Exercise brief
Write out each line that follows exactly as it stands, without the pictures.

Data excerpt
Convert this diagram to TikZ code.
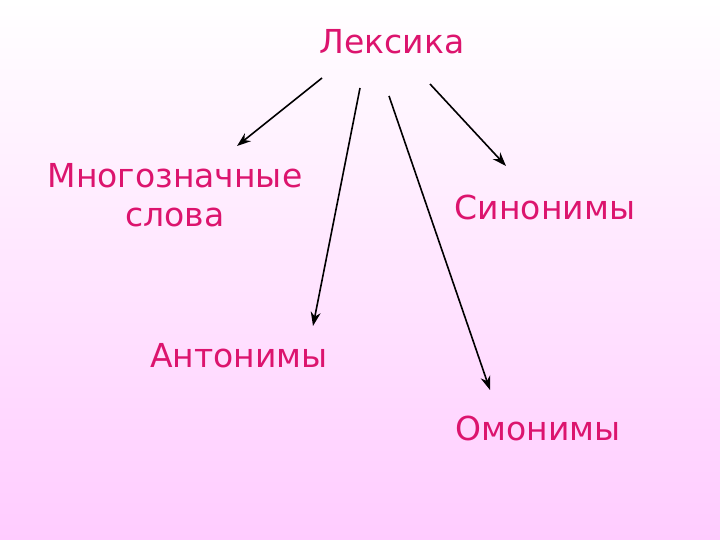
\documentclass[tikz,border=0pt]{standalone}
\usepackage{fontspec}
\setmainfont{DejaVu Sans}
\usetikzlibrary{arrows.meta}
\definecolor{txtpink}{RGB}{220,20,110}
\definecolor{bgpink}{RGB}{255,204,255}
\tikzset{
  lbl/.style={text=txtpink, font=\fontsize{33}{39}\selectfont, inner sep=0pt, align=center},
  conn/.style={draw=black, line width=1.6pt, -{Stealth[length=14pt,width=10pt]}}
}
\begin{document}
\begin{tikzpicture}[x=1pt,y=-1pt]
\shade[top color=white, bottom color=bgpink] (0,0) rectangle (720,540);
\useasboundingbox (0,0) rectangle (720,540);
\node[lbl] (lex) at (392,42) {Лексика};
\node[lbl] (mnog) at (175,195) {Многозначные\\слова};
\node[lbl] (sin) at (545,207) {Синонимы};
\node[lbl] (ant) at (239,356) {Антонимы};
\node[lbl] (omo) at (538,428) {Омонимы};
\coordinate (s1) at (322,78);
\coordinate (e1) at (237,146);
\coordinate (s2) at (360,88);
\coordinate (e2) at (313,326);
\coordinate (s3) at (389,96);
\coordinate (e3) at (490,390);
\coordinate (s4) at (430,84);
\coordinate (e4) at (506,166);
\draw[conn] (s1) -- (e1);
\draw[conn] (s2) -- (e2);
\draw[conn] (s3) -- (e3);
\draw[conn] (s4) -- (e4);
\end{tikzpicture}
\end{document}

Task answer
Convert this diagram to TikZ code.
\documentclass[tikz,border=0pt]{standalone}
\usepackage{fontspec}
\setmainfont{DejaVu Sans}
\usetikzlibrary{arrows.meta}
\definecolor{txtpink}{RGB}{220,20,110}
\definecolor{bgpink}{RGB}{255,204,255}
\tikzset{
  lbl/.style={text=txtpink, font=\fontsize{33}{39}\selectfont, inner sep=0pt, align=center},
  conn/.style={draw=black, line width=1.6pt, -{Stealth[length=14pt,width=10pt]}}
}
\begin{document}
\begin{tikzpicture}[x=1pt,y=-1pt]
\shade[top color=white, bottom color=bgpink] (0,0) rectangle (720,540);
\useasboundingbox (0,0) rectangle (720,540);
\node[lbl] (lex) at (392,42) {Лексика};
\node[lbl] (mnog) at (175,195) {Многозначные\\слова};
\node[lbl] (sin) at (545,207) {Синонимы};
\node[lbl] (ant) at (239,356) {Антонимы};
\node[lbl] (omo) at (538,428) {Омонимы};
\coordinate (s1) at (322,78);
\coordinate (e1) at (237,146);
\coordinate (s2) at (360,88);
\coordinate (e2) at (313,326);
\coordinate (s3) at (389,96);
\coordinate (e3) at (490,390);
\coordinate (s4) at (430,84);
\coordinate (e4) at (506,166);
\draw[conn] (s1) -- (e1);
\draw[conn] (s2) -- (e2);
\draw[conn] (s3) -- (e3);
\draw[conn] (s4) -- (e4);
\end{tikzpicture}
\end{document}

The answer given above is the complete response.